The effect of this is that when SYSRET returns control to the user-mode caller, %ss will be have the privilege level bits cleared. In my case, it went from 0x2b to 0x28. This caused a crash later: when the user-mode code was preempted by an interrupt, and the interrupt handler would do an IRET, a general protection fault would occur because the %ss value being loaded from the exception frame was not valid for user mode. (At least, I think that's what happened.)
This behavior seems inconsistent with real hardware, and also appears to be wrong with respect to the Intel documentation, so I'm pretty confident in calling this a bug. :)

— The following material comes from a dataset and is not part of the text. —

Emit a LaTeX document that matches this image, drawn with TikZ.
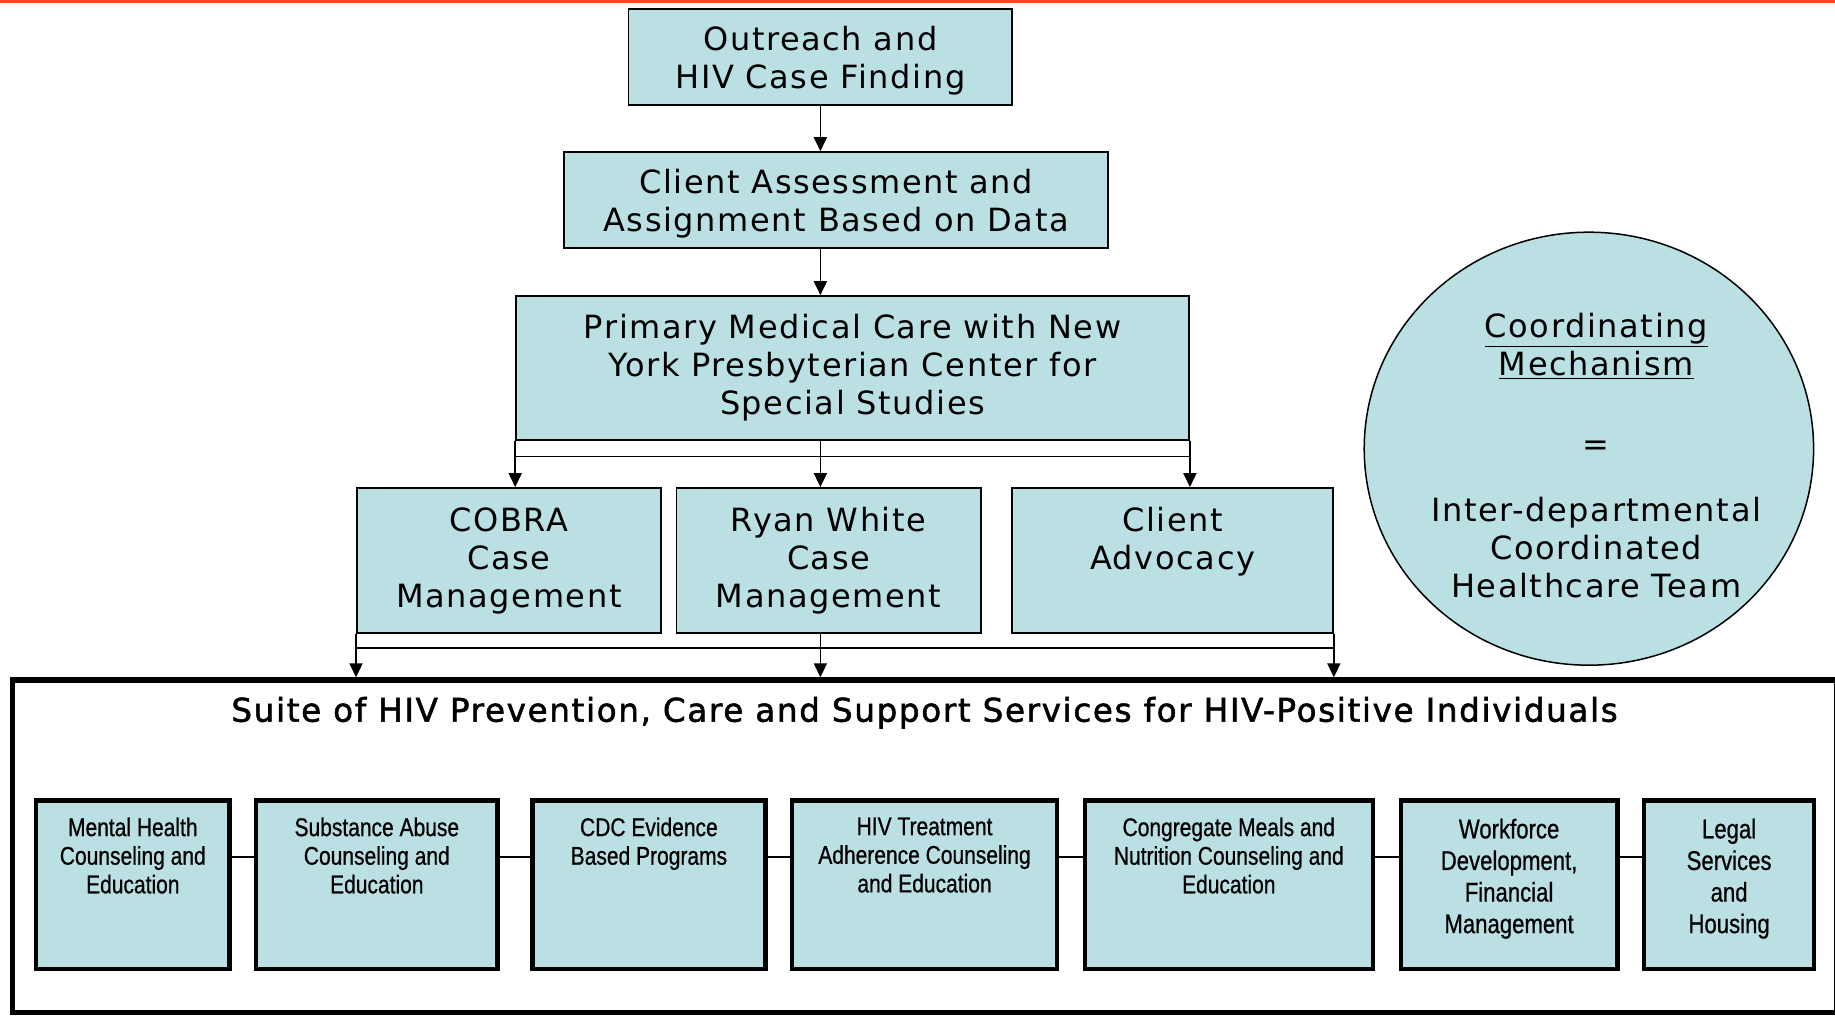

Note that this issue seems to have been around for a long time. I discovered it while using QEMU 2.2.0, but I happened to have the sources for QEMU 0.10.5, and the problem is there too (in os_helper.c). I am using FreeBSD/amd64 9.1-RELEASE as my host system, without KVM.
The fix is fairly simple. I'm attaching a patch which worked for me. Using this fix, the code that I'm testing now behaves the same on the QEMU virtual machine as on real hardware.